When I got home to listen to my set what I heard all but destroyed me. I heard myself doing my act but suddenly there was a break in the recording and something closer to the mike was being picked up.  Bo was seated at the table where my recorder was and began talking while I was on stage. I heard Bo's voice over mine.  I heard Bo calling Stuart Cohen over to the table. "Stuart, come here...sit over here!" Stuart, who has since passed away, was a very powerful comedy manager. He could make or break any act at The Comedy Store and several of us tried very hard to get Stuart to sign us. His opinion mattered a lot and I was constantly trying to get his approval, approval that never came.  In any case, I hear Bo calling Stuart over to the table and I hear Bo asking, "Stuart, so what do you think of Steve's act?"  Now Bo knows my recorder is running but Stuart doesn't so he answers honestly. "He's awful. He'll never work."  Bo laughing and the noise of the tape recorder being moved follows this judgment of my talent.

 

When I got home that night and listened to my set, those words cut me like a knife. It was like someone had taken my heart and stepped on it. My eyes filled up, I slumped into a chair and replayed the tape over and over and over.  I remember playing it several times. And then, in a manic state, playing it quickly in succession so all I heard was... HE'LL NEVER WORK, HE'LL NEVER WORK, HE'LL NEVER WORK, HE'LL NEVER WORK, HE'LL NEVER WORK, HE'LL NEVER WORK, HE'LL NEVER WORK, HE'LL NEVER WORK, HE'LL NEVER WORK, HE'LL NEVER WORK until I broke down and cried.

 

I found myself in a deep depression. I was seeing a shrink at the time and he told me I had to use those words to make a change in my life, to be my challenge.  And so, those words became my cause. I would prove Stuart wrong. I WOULD work. And yet there was always a portion of my brain that said, "He's right. I'll never work."  I fight those words to this day, those feeling of not being enough to be a success.

 

And so when I say I have nothing nice to say about Bo, there are reasons. But here's the curious thing about him.

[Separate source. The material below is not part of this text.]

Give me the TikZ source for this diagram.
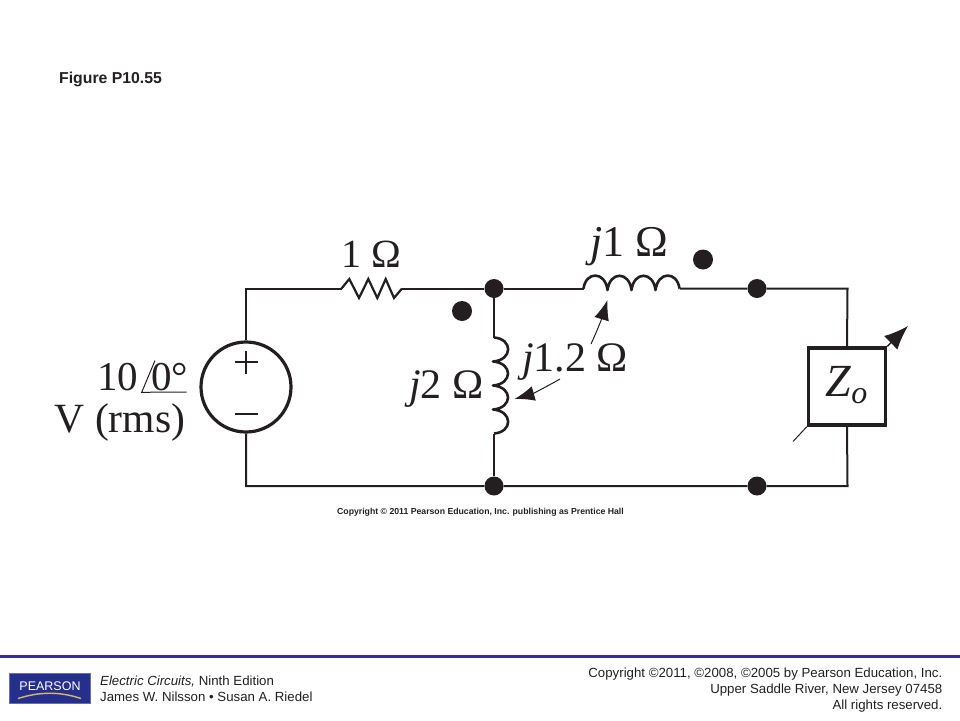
\documentclass[tikz,border=0pt]{standalone}
\usepackage{fontspec}
\setmainfont{Liberation Serif}
\newfontfamily\arialf{Liberation Sans}
\usetikzlibrary{arrows.meta}
\definecolor{ink}{HTML}{231F20}
\definecolor{barblue}{HTML}{333394}
\definecolor{logoblue}{HTML}{26308C}
\definecolor{logogold}{HTML}{D8B868}
\newcommand{\fs}[1]{\fontsize{#1}{#1}\selectfont}
\tikzset{
  wire/.style={draw=ink,line width=2pt},
  coil/.style={draw=ink,line width=2.6pt,line join=round},
  junction/.style={circle,fill=ink,inner sep=0pt,minimum size=19pt},
  dotmark/.style={circle,fill=ink,inner sep=0pt,minimum size=20pt},
  srcbox/.style={circle,draw=ink,line width=3.2pt,inner sep=0pt,minimum size=90pt},
  loadbox/.style={rectangle,draw=ink,line width=3.4pt,inner sep=0pt,minimum size=77pt},
  lbl/.style={inner sep=0pt,text=ink,anchor=base},
  foot/.style={inner sep=0pt,text=ink,font=\arialf\fs{13.25}},
  tip/.style={-{Latex[length=20pt,width=15pt]},draw=ink,line width=1pt}
}
\begin{document}
\begin{tikzpicture}[x=1pt,y=-1pt]
\useasboundingbox (0,0) rectangle (960,720);
% header
\node[lbl,anchor=base west,font=\arialf\bfseries\fs{15.8}] (title) at (59,83) {Figure P10.55};
% terminals and nodes
\coordinate (tl) at (246,288.5);
\coordinate (bl) at (246,486);
\coordinate (tr) at (847.5,288.5);
\coordinate (br) at (847.5,486);
\coordinate (rA) at (341.5,288.5);
\coordinate (rB) at (402,288.5);
\coordinate (hA) at (583.5,288.5);
\coordinate (hB) at (679.5,288.5);
\coordinate (vA) at (494,337.5);
\coordinate (vB) at (494,433.5);
\node[srcbox] (src) at (246,387) {};
\node[loadbox] (load) at (847,386.5) {};
\node[junction] (n1) at (494,288.5) {};
\node[junction] (n2) at (494,486) {};
\node[junction] (n3) at (757,288.5) {};
\node[junction] (n4) at (757,486) {};
\node[dotmark] (d1) at (462,311) {};
\node[dotmark] (d2) at (703,259.5) {};
% wires
\draw[wire] (src.north) -- (tl) -- (rA);
\draw[wire] (rB) -- (n1) -- (hA);
\draw[wire] (hB) -- (n3) -- (tr) -- (load.north);
\draw[wire] (src.south) -- (bl) -- (n2) -- (n4) -- (br) -- (load.south);
\draw[wire] (n1) -- (vA);
\draw[wire] (vB) -- (n2);
% resistor
\draw[wire,line width=2.2pt,line join=miter] (rA) -- (349.3,279) -- (359,298) -- (368.3,279) -- (377.3,298) -- (385.7,279) -- (394,298) -- (rB);
% horizontal inductor
\draw[coil] (hA)
  .. controls (586,271) and (605,271) .. (607.5,290)
  .. controls (610,271) and (629,271) .. (631.5,290)
  .. controls (634,271) and (653,271) .. (655.5,290)
  .. controls (658,271) and (677,271) .. (hB);
% vertical inductor
\draw[coil] (vA)
  .. controls (513,339) and (513,360) .. (493,361.5)
  .. controls (513,363) and (513,384) .. (493,385.5)
  .. controls (513,387) and (513,408) .. (493,409.5)
  .. controls (513,411) and (513,432) .. (vB);
% source signs
\draw[ink,line width=1.4pt] (234.5,362) -- (257.5,362) (246,351) -- (246,374);
\draw[ink,line width=1.4pt] (234.5,414) -- (257.5,414);
% source label
\node[lbl,anchor=base west,font=\fs{41}] (v1) at (97,390) {10};
\node[lbl,anchor=base west,font=\fs{41}] (v2) at (151,390) {0°};
\node[lbl,anchor=base west,font=\fs{41.6}] (v3) at (54.5,432) {V (rms)};
\coordinate (angA) at (155,360.5);
\coordinate (angB) at (141.7,392.3);
\coordinate (angC) at (186.7,392);
\draw[ink,line width=1pt] (angA) -- (angB) -- (angC);
% element labels
\node[lbl,font=\fs{40}] (r1) at (371,267.5) {1 Ω};
\node[lbl,font=\fs{44}] (l1) at (629.5,256) {\textit{j}1 Ω};
\node[lbl,font=\fs{42}] (l2) at (446.5,398) {\textit{j}2 Ω};
\node[lbl,font=\fs{42}] (m) at (575,371.5) {\textit{j}1.2 Ω};
% mutual arrows
\coordinate (mA) at (591,344);
\coordinate (mB) at (607.5,300);
\coordinate (mC) at (560,379);
\coordinate (mD) at (514.5,399);
\draw[tip] (mA) .. controls (597,331) and (602,318) .. (mB);
\draw[tip] (mC) .. controls (546,387) and (532,394) .. (mD);
% load
\node[lbl,font=\fs{46}\itshape] (zo) at (846.5,396) {Z\raisebox{-7pt}{\fs{32}o}};
\coordinate (wA) at (793,441.5);
\coordinate (wB) at (908,326);
\draw[ink,line width=1pt] (load.south west) -- (wA);
\draw[ink,line width=1.4pt,-{Latex[length=24pt,width=19pt]}] (load.north east) -- (wB);
% copyright
\node[lbl,font=\arialf\bfseries\fs{8.7}] (cp) at (480.5,514) {Copyright © 2011 Pearson Education, Inc. publishing as Prentice Hall};
% footer
\fill[barblue] (0,654.8) rectangle (960,657.8);
\node[rectangle,fill=logoblue,draw=logoblue!70!white,line width=0.5pt,minimum width=81pt,minimum height=30pt,inner sep=0pt] (logo) at (50,688) {};
\node[inner sep=0pt,anchor=base,text=white,font=\fs{12.5}\arialf] (logot) at (50,690) {PEARSON};
\coordinate (arcA) at (18,698.5);
\coordinate (arcB) at (81,698.5);
\draw[logogold,line width=1.4pt] (arcA) .. controls (40,691.5) and (60,691.5) .. (arcB);
\node[foot,anchor=base west] (f1) at (100,685) {\textit{Electric Circuits,} Ninth Edition};
\node[foot,anchor=base west] (f2) at (100,701.5) {James W. Nilsson • Susan A. Riedel};
\node[foot,anchor=base east] (f3) at (942.5,677) {Copyright ©2011, ©2008, ©2005 by Pearson Education, Inc.};
\node[foot,anchor=base east] (f4) at (942.5,693) {Upper Saddle River, New Jersey 07458};
\node[foot,anchor=base east] (f5) at (942.5,709) {All rights reserved.};
\end{tikzpicture}
\end{document}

He did have a nice side, a generous side, a giving side. Bo had been cast in a play with John Ritter. (Aha finally) and they were casting a very small part.  Bo told me about it and got me the part. I think he liked doing things like that because it made him feel more important.

 

John Ritter was the star of the play. At the time he was living in a one-room apartment on the edges of Hollywood. John was a very kind, sweet, sincere man. He had a terrific sense of humor and was generous and fun to be around. Bo had a sixth sense about who was going to be big and he latched on to them. Rob Reiner was another one Bo had latched on to but for now it was John.

 

I can't remember what the play was or anything about it. I do remember that I played a thief and had one line. I had one line and then I created some business that got laughs. I took a little nothing part and made it funny. John noticed this and was very complimentary to me.  Bo never said a word.

 

John, Bo and I hung out for a bit...maybe five minutes in my life... and then John was gone. Like I've said before, it's how it is in show business. You make close friends; intense friends and then you go your separate ways.

 

Here's something you'll never read about anyplace else. John Ritter had the strangest eye I have ever seen. I think it was his left one. The black spot in the center of his eye , the pupil,  was off center. I don't know if he was blind in that eye or not but I do know that one eye's pupil was dead center and one was slightly left of the iris. I've never seen it again or before in any other person and it didn't seem to bother John at all. 

 

When John got Three's Company, I knew instantly he would be a huge star. I never saw him through all those years but then I was doing a TV show in Canada and in walks John. "Steve, hey, how are you?"  And the man, who I had not seen in years, sits down and talked to me to find out how I was and what I was up to. It was nice to see that he had not changed. Nice. Really, really nice.

 

When I had learned that John had died it saddened me to no end. He was really one of the good guys in the business and it's so unfair that he's been taken from us at such an early age. Bo is still with us... but not in LA. He moved back to Minneapolis where he became a successful producer. I can't tell you how strange I find it to be that Bo left LA and I'm still here.  It was Bo that we all thought was going to be the big star. I remember being in a swimming pool with Bo just floating on two rafts. Bo was planning his future telling me about his series and his big house and all the money he was going to have. Then he turned to me and said, "Steve, you'll never be a comedian. You'll work in the business behind the scenes...like a writer or a producer."  As I stood on the stage in Las Vegas opening for Donna Summer, I remember thinking to myself.... "Won't be a comedian, Bo? How wrong you are. How wrong you are."

 

NOVEMBER 15, 2006 -
ALAN LANDSBURG

 

Right after I had lost my job at The May Company and had started hanging out at The Comedy Store, I collected unemployment. But that only lasted for a year and I was in desperate need of a job. I would work at anything to support myself as I tried to break into the wonderful world of comedy. I worked in a Photomat booth. I worked as a gardener. I was the assistant to a manager. I did anything. And then one day I got a call from Carol Ita White. Her good friend Sybil Edelman heard of a job with Alan Landsburg Productions. They needed a runner. (A go-for) I ran to the interview dressed in a sports jacket and tie.

 

The offices were in the strangest set up I had ever seen. They were a series of houses in a compound around a swimming pool. Each house was used for a different purpose. The main house was Alan's office, the back house was the editing bay, the farthest house was storage and so on. It wasn't like any office set up I had ever seen and I loved the casual air the place had. I really wanted this job...  and somehow I got it.